Let $(f_n)$ be any family of functions with value in a Hilbert space $\mathcal H\,$. Suppose that, for all $t\in \mathbb R\,$, $f_n(t)$ converges weakly in $\mathcal H$ to a limit $f(t)$. Then, it is well--known that if $\|f_n(t)\|_{\mathcal H}\to \|f(t)\|_{\mathcal H}\,,$ for all $t\,,$ then we have $$ f_n(t)\to f(t) \text { in } \mathcal H\,\qquad \text{ as } n\to \infty\,\qquad \forall t. $$ Now, suppose that $f_n$ converges weakly to $f$ in $\mathcal C_b(\mathbb R;\mathcal H)\,,$ where $\mathcal C_b(\mathbb R;\mathcal H)$ denotes the space of bounded continuous functions on $\mathbb R$ with value in $\mathcal H$ . Is there any analog of the above theorem that ensures $$ \sup_{t\in\mathbb R}\|f_n(t)-f(t)\|_{\mathcal H}\to 0 \quad \text{ as } n\to \infty\,. $$

Answer 1

No, there is not.
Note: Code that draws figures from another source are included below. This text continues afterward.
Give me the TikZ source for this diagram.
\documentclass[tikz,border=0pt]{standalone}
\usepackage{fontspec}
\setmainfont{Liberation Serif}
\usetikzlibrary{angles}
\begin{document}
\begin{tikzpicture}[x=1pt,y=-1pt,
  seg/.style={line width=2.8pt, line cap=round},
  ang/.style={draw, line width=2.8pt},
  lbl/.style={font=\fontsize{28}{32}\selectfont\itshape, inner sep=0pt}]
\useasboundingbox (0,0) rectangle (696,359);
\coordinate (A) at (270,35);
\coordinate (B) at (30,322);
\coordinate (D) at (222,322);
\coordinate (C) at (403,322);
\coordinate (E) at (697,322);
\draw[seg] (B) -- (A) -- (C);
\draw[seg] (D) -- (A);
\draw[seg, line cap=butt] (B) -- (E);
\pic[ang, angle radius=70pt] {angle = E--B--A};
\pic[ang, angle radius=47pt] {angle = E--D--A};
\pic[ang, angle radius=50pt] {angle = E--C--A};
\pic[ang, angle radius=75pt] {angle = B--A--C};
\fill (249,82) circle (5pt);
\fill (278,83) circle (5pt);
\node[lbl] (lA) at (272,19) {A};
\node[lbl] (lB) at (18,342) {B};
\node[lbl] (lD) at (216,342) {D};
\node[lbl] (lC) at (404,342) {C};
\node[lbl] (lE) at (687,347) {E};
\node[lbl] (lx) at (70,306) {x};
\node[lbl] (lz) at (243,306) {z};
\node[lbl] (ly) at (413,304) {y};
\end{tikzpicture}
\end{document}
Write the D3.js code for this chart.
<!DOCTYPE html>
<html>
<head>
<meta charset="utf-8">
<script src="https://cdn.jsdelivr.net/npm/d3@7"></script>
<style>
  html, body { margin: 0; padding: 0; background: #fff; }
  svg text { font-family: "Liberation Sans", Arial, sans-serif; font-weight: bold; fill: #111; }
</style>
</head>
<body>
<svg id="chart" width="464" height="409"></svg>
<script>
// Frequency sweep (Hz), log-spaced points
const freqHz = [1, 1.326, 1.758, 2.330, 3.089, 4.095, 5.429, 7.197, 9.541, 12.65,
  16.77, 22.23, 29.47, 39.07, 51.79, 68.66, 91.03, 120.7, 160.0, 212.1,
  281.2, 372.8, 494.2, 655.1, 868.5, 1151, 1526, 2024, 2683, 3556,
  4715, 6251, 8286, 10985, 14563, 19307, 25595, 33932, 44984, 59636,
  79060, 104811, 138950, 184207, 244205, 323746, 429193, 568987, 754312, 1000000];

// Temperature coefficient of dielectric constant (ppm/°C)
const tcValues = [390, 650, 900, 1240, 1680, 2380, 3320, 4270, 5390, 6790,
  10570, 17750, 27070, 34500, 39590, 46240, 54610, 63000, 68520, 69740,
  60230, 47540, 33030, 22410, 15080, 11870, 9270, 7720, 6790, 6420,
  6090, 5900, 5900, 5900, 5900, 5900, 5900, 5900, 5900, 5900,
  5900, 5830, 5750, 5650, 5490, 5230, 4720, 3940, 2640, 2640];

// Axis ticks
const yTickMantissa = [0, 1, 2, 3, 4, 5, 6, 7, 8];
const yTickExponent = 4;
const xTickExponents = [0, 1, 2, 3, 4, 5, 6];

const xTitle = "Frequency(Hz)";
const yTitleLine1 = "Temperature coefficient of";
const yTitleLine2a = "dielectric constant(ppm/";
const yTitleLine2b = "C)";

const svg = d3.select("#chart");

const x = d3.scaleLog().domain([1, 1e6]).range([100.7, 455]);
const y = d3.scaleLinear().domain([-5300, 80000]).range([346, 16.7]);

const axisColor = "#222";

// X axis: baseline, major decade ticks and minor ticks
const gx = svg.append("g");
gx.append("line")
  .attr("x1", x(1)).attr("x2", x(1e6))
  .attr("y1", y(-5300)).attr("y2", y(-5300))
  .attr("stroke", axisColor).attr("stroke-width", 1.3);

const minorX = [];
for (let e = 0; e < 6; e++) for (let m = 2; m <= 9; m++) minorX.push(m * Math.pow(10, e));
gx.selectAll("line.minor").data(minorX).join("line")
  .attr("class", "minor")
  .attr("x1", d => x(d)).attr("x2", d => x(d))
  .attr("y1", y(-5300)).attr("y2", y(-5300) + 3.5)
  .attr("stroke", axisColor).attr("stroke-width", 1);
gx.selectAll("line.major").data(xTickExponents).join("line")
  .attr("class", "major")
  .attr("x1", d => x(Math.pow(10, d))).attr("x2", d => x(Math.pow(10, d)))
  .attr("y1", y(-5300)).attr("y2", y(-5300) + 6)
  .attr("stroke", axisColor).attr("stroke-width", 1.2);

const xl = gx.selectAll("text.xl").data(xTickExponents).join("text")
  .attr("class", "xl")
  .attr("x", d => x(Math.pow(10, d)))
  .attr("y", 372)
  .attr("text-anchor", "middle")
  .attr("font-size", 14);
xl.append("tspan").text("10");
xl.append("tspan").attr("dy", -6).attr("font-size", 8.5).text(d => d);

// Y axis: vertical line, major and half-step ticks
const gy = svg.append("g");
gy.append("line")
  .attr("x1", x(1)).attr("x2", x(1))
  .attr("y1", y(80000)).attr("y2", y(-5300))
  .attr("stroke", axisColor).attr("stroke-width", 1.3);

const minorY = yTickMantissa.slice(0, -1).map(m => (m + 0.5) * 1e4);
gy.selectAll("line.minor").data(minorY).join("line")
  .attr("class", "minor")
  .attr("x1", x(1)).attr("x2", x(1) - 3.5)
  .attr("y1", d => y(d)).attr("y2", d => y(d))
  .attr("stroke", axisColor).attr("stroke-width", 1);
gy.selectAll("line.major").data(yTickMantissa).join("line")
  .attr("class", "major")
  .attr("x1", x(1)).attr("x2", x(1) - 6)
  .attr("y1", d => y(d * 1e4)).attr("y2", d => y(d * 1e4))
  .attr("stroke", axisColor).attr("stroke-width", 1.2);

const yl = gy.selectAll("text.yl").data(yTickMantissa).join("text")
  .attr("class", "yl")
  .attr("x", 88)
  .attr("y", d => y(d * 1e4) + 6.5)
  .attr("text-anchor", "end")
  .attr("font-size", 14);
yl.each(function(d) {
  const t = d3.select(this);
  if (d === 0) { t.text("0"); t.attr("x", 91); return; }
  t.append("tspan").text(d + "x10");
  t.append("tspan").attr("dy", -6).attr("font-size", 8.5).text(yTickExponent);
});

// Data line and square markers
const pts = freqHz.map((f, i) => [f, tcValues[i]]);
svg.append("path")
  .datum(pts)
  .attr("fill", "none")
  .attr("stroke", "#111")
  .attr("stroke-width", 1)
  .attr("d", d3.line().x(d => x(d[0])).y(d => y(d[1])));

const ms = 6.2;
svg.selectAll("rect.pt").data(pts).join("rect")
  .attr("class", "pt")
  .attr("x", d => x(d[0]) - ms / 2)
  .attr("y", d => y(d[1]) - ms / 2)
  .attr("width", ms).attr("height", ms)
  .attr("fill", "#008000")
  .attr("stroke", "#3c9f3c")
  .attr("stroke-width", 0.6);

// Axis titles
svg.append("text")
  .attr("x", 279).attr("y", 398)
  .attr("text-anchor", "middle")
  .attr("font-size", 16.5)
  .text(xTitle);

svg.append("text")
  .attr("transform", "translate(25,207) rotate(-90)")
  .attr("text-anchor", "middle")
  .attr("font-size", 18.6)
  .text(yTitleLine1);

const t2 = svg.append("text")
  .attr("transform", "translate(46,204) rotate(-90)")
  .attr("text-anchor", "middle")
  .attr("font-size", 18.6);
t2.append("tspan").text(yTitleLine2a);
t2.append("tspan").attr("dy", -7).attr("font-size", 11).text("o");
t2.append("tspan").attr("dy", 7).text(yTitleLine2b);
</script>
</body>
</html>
The main problem is that your assumptions do not have anything to do with the variable $t$.

For a counterexample consider $\mathcal H=\mathbb R$ and $f_n(t)$ be the function that is zero everywhere except for the interval $(1-1/n,1+1/n)$, where it has a bump such that $$\max_{(1-1/n,1+1/n)}f_n(t)=1.$$ You can prove by hand that for all $t\in\mathbb{R}$ we have that $f_n(t)\rightarrow 0$, so you have both weak and strong convergence of the sequence $\{f_n(t)\}$ to $0$, and $0\in C_b(\mathbb{R},\mathcal{H})$, however $\sup || f_n(t)-0 ||$ does not converge to zero.